**WRITTEN REQUEST:** Identify the lines that contain the string "with", then copy each of them.

**INFORMATION SUPPLIED:**
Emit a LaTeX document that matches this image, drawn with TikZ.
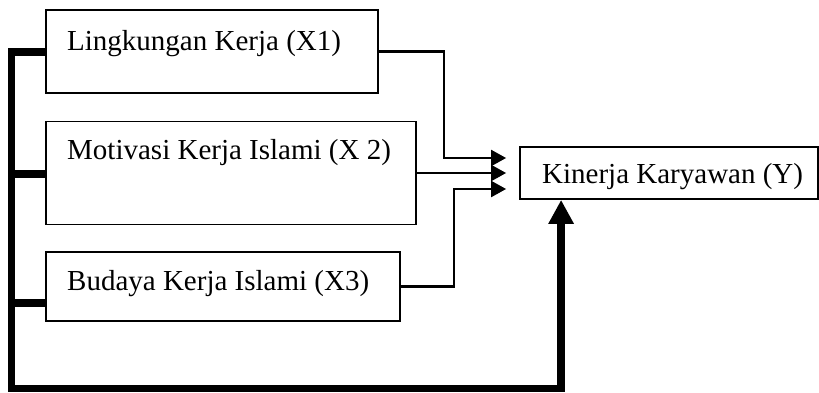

---

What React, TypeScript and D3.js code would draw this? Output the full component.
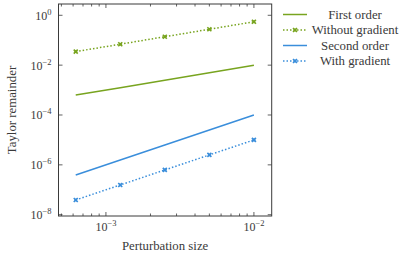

--

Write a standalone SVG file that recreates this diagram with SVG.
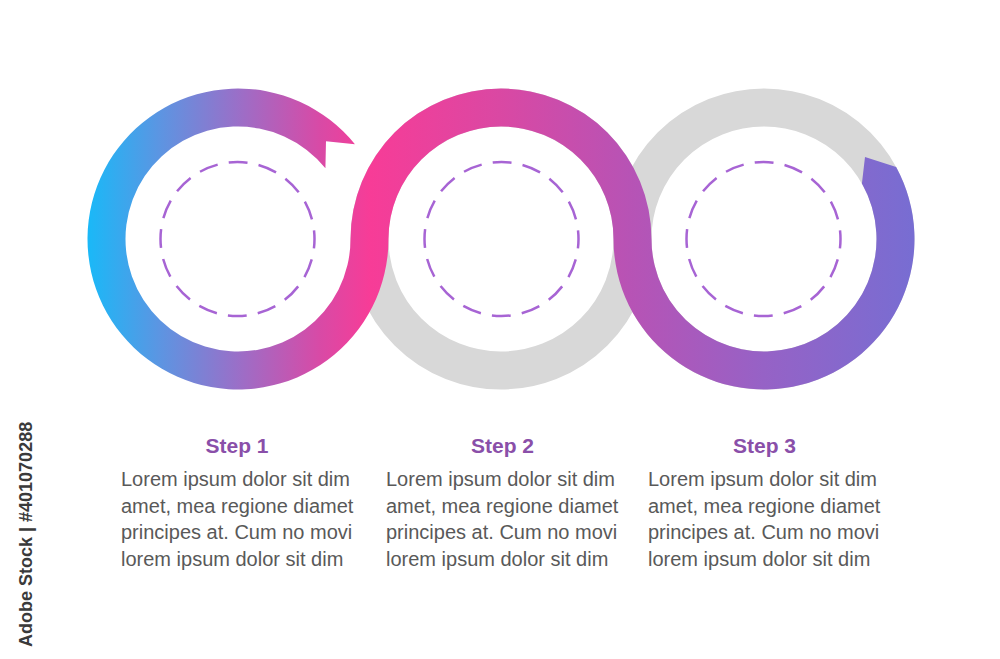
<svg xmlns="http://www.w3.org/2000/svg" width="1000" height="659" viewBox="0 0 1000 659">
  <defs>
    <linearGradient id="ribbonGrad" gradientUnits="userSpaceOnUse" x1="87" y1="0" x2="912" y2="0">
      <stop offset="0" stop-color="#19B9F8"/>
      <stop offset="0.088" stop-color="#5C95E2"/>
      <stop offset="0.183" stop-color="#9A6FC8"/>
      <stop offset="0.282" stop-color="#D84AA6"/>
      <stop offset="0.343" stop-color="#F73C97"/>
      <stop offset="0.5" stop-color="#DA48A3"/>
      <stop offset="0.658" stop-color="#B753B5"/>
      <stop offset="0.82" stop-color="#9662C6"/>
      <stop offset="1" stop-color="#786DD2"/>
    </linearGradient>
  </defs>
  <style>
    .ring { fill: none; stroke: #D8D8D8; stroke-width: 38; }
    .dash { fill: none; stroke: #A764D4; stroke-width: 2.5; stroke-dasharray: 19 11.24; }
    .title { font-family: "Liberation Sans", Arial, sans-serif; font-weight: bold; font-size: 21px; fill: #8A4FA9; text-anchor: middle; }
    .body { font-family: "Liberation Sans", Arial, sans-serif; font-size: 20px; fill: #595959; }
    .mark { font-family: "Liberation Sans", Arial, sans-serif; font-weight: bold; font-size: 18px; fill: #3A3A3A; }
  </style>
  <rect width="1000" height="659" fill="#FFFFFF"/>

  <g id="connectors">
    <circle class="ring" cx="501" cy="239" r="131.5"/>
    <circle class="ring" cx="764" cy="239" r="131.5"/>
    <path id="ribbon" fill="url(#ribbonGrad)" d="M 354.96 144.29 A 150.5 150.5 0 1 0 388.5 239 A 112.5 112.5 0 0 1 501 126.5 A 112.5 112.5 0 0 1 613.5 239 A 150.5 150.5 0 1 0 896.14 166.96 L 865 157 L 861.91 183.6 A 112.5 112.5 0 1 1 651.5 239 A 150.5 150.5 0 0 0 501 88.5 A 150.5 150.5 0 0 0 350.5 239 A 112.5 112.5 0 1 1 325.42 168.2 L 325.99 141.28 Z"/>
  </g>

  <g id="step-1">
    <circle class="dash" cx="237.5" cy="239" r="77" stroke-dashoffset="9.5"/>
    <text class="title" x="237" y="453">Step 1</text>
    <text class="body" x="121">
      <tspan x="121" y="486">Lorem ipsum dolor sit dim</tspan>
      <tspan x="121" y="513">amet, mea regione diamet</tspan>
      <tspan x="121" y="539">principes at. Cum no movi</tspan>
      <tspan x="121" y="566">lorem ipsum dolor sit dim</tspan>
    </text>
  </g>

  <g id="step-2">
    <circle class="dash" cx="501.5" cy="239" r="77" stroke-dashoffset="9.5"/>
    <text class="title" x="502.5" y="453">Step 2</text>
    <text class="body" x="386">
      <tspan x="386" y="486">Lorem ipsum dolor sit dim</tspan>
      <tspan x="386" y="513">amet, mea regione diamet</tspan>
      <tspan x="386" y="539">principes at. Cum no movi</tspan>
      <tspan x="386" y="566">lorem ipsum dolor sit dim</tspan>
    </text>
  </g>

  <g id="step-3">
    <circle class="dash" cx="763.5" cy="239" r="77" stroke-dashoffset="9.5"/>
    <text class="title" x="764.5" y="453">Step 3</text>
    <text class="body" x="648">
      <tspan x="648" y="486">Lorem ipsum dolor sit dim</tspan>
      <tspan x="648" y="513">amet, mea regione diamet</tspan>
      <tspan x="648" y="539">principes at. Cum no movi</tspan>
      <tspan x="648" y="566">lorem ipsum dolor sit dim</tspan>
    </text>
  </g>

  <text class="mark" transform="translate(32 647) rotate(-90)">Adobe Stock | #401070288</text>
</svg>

**EXERCISE ANSWER:**
Emit a LaTeX document that matches this image, drawn with TikZ.
Write a standalone SVG file that recreates this diagram with SVG.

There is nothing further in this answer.